Let start with the beginning:
A. The memory keyword in the input specifies the memory per process, generally per processor and NOT per job.
Hence, if you tried to specify "memory total 22 gb" with 8 processors on one node, that means you are asking for 178 gbyte on one node to make this job run.
B. When you specify "memory total xxx mb", the amount xxx gets split up in 25% heap, 25% stack, and 50% global.
Heap: For most applications heap is not important and could be a much smaller block of memory. Generally we set this to 100 mb at most if we specify explicitly.
Stack: Effectively your local memory for each processor to use for the calculations.
Global: Memory used to store arrays that are globally accessible. Effectively it has a block of the <size global> times <# of processors used on node>, which can get very big.
C. Specifying memory explicitly, I recommend you use the format:
memory heap 100 mb stack 1000 mb global 2400 mb
The example here makes available 3500 mb, 3.5 Gbyte per processor and would require 3.5 Gbyte times the # of processors running on the node to be physically available. You cannot use virtual memory. You also need to leave space for the OS, so the above example we use when we have 8 processors and 32 gbyte of memory per node.
D. How much memory does the calculation need? The amount and distribution of stack and global needed is strongly dependent on the application. Generally an equal distribution works fine to start with. The code will indicate if it runs out of local or global memory, and you can redistribute. For coupled cluster (TCE) calculations you will generally need more global than stack memory (above example is a TCE style input). Tiling is important for TCE, to reduce local memory requirements.

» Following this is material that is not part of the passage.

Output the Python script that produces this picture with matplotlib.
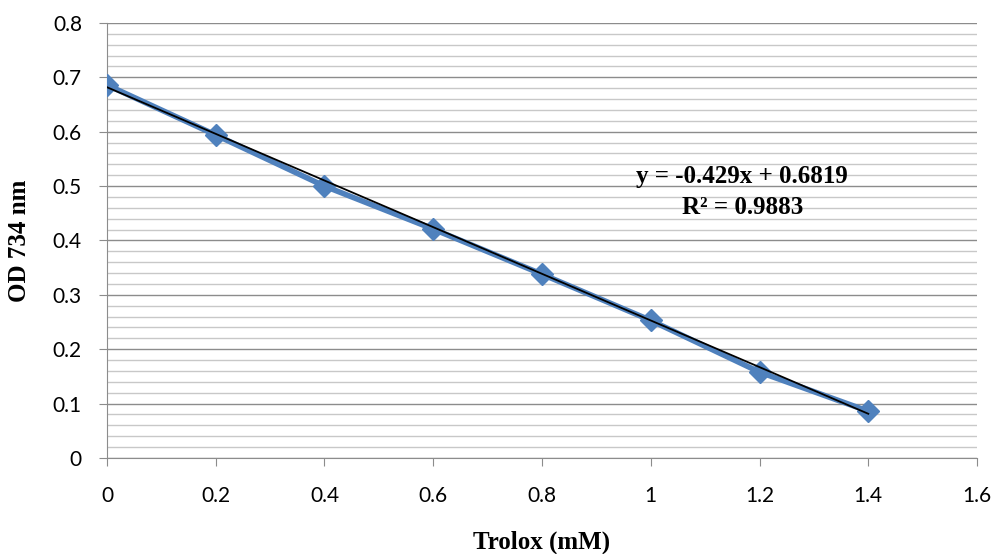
import numpy as np
import matplotlib.pyplot as plt
from matplotlib.ticker import MultipleLocator

# Trolox standard curve
trolox_mM = [0, 0.2, 0.4, 0.6, 0.8, 1.0, 1.2, 1.4]
od_734 = [0.686, 0.594, 0.500, 0.421, 0.338, 0.253, 0.158, 0.086]

slope = -0.429
intercept = 0.6819
r_squared = 0.9883

fig = plt.figure(figsize=(9.97, 5.54), dpi=100)
ax1 = fig.add_axes([0.1073, 0.1733, 0.8727, 0.7852])

grid_major = '#8c8c8c'
grid_minor = '#c8c8c8'

ax1.yaxis.set_major_locator(MultipleLocator(0.1))
ax1.yaxis.set_minor_locator(MultipleLocator(0.02))
ax1.xaxis.set_major_locator(MultipleLocator(0.2))
ax1.grid(axis='y', which='major', color=grid_major, linewidth=1.0)
ax1.grid(axis='y', which='minor', color=grid_minor, linewidth=1.0)
ax1.set_axisbelow(True)

# data series
ax1.plot(trolox_mM, od_734, color='#4f81bd', linewidth=4, marker='D',
         markersize=11, zorder=3)

# linear trendline
xs = np.array([trolox_mM[0], trolox_mM[-1]])
ax1.plot(xs, slope * xs + intercept, color='black', linewidth=1.3, zorder=4)

ax1.text(0.73, 0.648, 'y = -0.429x + 0.6819', transform=ax1.transAxes, ha='center', va='center',
         fontsize=18, fontweight='bold', family='Liberation Serif')
ax1.text(0.73, 0.575, 'R² = %.4f' % r_squared, transform=ax1.transAxes, ha='center', va='center',
         fontsize=18, fontweight='bold', family='Liberation Serif')

ax1.set_xlim(0, 1.6)
ax1.set_ylim(0, 0.8)
ax1.set_xticks([0, 0.2, 0.4, 0.6, 0.8, 1, 1.2, 1.4, 1.6])
ax1.set_xticklabels(['0', '0.2', '0.4', '0.6', '0.8', '1', '1.2', '1.4', '1.6'])
ax1.set_yticks([0, 0.1, 0.2, 0.3, 0.4, 0.5, 0.6, 0.7, 0.8])
ax1.set_yticklabels(['0', '0.1', '0.2', '0.3', '0.4', '0.5', '0.6', '0.7', '0.8'])

ax1.spines['top'].set_visible(False)
ax1.spines['right'].set_visible(False)
ax1.spines['left'].set_color(grid_major)
ax1.spines['bottom'].set_color(grid_major)
ax1.tick_params(axis='both', which='major', direction='out', length=6, color=grid_major,
                labelsize=15, labelcolor='black')
ax1.tick_params(axis='y', which='minor', length=0)
ax1.tick_params(axis='x', pad=14)
ax1.tick_params(axis='y', pad=12)
for lab in ax1.get_xticklabels() + ax1.get_yticklabels():
    lab.set_family('Lato')

ax1.set_xlabel('Trolox (mM)', fontsize=18, fontweight='bold', family='Liberation Serif', labelpad=18)
ax1.set_ylabel('OD 734 nm', fontsize=18, fontweight='bold', family='Liberation Serif', labelpad=16)

fig.savefig('out.png', dpi=100)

E. What about those pesky "ARMCI DASSERT fail" errors and ARMCI_DEFAULT_SHMMAX. On certain architectures ARMCI_DEFAULT_SHMMAX needs to be set to generate one big block of global memory per node (i.e. combine all the global memory pieces of each processor on a node into one big block) for faster access. Generally ARMCI_DEFAULT_SHMMAX should be set to <amount of global memory per process> times <# of processors used by calculation on node>. By the latter I mean the number of processors you are actually using. If you only use 4 on a node, the multiplier is only 4.
Hope this helps,
Bert
|